Richard Bolt's "Put That There" (1980) provided an early paradigm that demonstrated the power of multimodality and helped attract researchers from a variety of disciplines to study a new approach for post-WIMP computing that moves beyond desktop graphical user interfaces (GUI).
In this talk, I will look back to the origins of the scientific community of multimodal interaction, and review some of the more salient results that have emerged over the last 20 years, including results in machine perception, system architectures, visualization, and computer to human communications.
Recently, a number of game-changing technologies such as deep learning, cloud computing, and planetary scale data collection have emerged to provide robust solutions to historically hard problems. As a result, scientific understanding of multimodal interaction has taken on new relevance as construction of practical systems has become feasible. I will discuss the impact of these new technologies and the opportunities and challenges that they raise. I will conclude with a discussion of the importance of convergence with cognitive science and cognitive systems to provide foundations for intelligent, human-centered interactive systems that learn and fully understand humans and human-to-human social interaction, in order to provide services that surpass the abilities of the most intelligent human servants.
Bio: James L. Crowley is a Professor at the Univ.
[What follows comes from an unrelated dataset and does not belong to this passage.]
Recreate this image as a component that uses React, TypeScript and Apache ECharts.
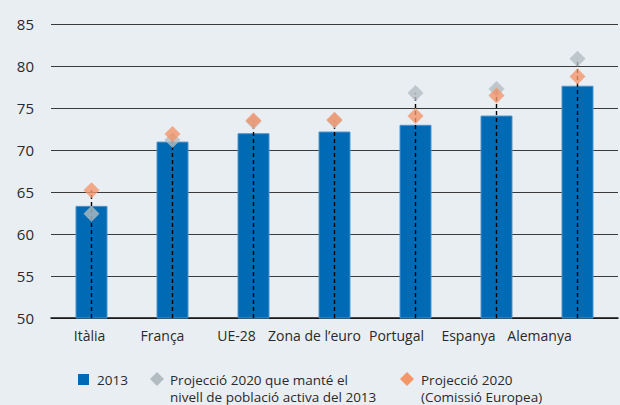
import React, { useEffect, useRef } from "react";
import * as echarts from "echarts";

const categories = ["Itàlia", "França", "UE-28", "Zona de l’euro", "Portugal", "Espanya", "Alemanya"];
const values2013 = [63.35, 71.0, 72.0, 72.2, 73.0, 74.1, 77.65];
const projConstant = [62.4, 71.2, 73.4, 73.5, 76.8, 77.25, 80.85];
const projEC = [65.2, 71.9, 73.5, 73.6, 74.05, 76.5, 78.75];

// layout: how far each category label sits left of its bar centre (px)
const labelShiftLeft = [2, 10, 17, 20, 19, 28, 38];

const FONT = "'Open Sans', 'Noto Sans', sans-serif";
const BLUE = "#006AB4";
const GRAY = "#B3BDC1";
const ORANGE = "#F4956A";
const BG = "#E9EEF3";
const TXT = "#2a2a2a";

export default function App() {
  const ref = useRef<HTMLDivElement>(null);
  useEffect(() => {
    if (!ref.current) return;
    const chart = echarts.init(ref.current, undefined, { renderer: "svg" });
    const stemData = categories.map((_, i) => [i, Math.max(projConstant[i], projEC[i])]);
    const legendText = (x: number, y: number, text: string) => ({
      type: "text",
      x,
      y,
      style: { text, fill: TXT, font: `13.5px ${FONT}`, textVerticalAlign: "middle" },
    });
    chart.setOption({
      animation: false,
      backgroundColor: BG,
      textStyle: { fontFamily: FONT },
      grid: { left: 51, right: 2, top: 24, bottom: 87, containLabel: false },
      xAxis: {
        type: "category",
        data: categories.map((c, i) => ({
          value: c,
          textStyle: { padding: [0, labelShiftLeft[i] * 2, 0, 0] },
        })),
        axisLine: { lineStyle: { color: "#111", width: 1.5 } },
        axisTick: { inside: true, length: 5, lineStyle: { color: "#333", width: 1.5 } },
        axisLabel: { color: TXT, fontSize: 14, fontFamily: FONT, margin: 10, interval: 0 },
      },
      yAxis: {
        type: "value",
        min: 50,
        max: 85,
        interval: 5,
        axisLine: { show: false },
        axisTick: { show: false },
        axisLabel: { color: TXT, fontSize: 15, fontFamily: FONT, margin: 17 },
        splitLine: { lineStyle: { color: "#3a3a3a", width: 1 } },
      },
      series: [
        {
          type: "bar",
          data: values2013,
          barWidth: 32,
          itemStyle: { color: BLUE, borderColor: "#4F93CB", borderWidth: 1 },
          z: 2,
        },
        {
          type: "custom",
          data: stemData,
          z: 3,
          renderItem: (params: any, api: any) => {
            const top = api.coord([api.value(0), api.value(1)]);
            const base = api.coord([api.value(0), 50]);
            return {
              type: "line",
              shape: { x1: top[0], y1: base[1], x2: top[0], y2: top[1] },
              style: { stroke: "#000", lineWidth: 1.4, lineDash: [4, 3] },
            };
          },
        },
        {
          type: "scatter",
          data: projConstant,
          symbol: "diamond",
          symbolSize: [16, 16],
          itemStyle: { color: GRAY },
          z: 4,
        },
        {
          type: "scatter",
          data: projEC,
          symbol: "diamond",
          symbolSize: [16, 16],
          itemStyle: { color: ORANGE },
          z: 5,
        },
      ],
      graphic: [
        { type: "rect", shape: { x: 78, y: 374, width: 11, height: 11 }, style: { fill: BLUE } },
        legendText(97, 380, "2013"),
        {
          type: "polygon",
          shape: { points: [[157, 372], [164, 379], [157, 386], [150, 379]] },
          style: { fill: GRAY },
        },
        legendText(170, 380, "Projecció 2020 que manté el"),
        legendText(170, 397, "nivell de població activa del 2013"),
        {
          type: "polygon",
          shape: { points: [[407, 372], [414, 379], [407, 386], [400, 379]] },
          style: { fill: ORANGE },
        },
        legendText(421, 380, "Projecció 2020"),
        legendText(421, 397, "(Comissió Europea)"),
      ],
    });
    return () => chart.dispose();
  }, []);
  return (
    <div
      ref={ref}
      style={{ position: "fixed", left: 0, top: 0, width: 620, height: 405, background: BG }}
    />
  );
}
Grenoble Alpes, where he teaches courses in Computer Vision, Machine Learning and Artificial Intelligence at Grenoble Polytechnique Institut (Grenoble INP). He directs the Pervasive Interaction research group at INRIA Grenoble Rhône-Alpes Research Center in Montbonnot, France.
Over the last 35 years, professor Crowley has made a number of fundamental contributions to computer vision, robotics and multi-modal interaction. These include early innovations in scale invariant computer vision, localization and mapping for mobile robots, appearance-based techniques for computer vision, and visual perception for human-computer interaction.
Current research concerns context aware observation of human activity, Ambient Intelligence, and new forms of Human-Computer Interaction based on machine perception.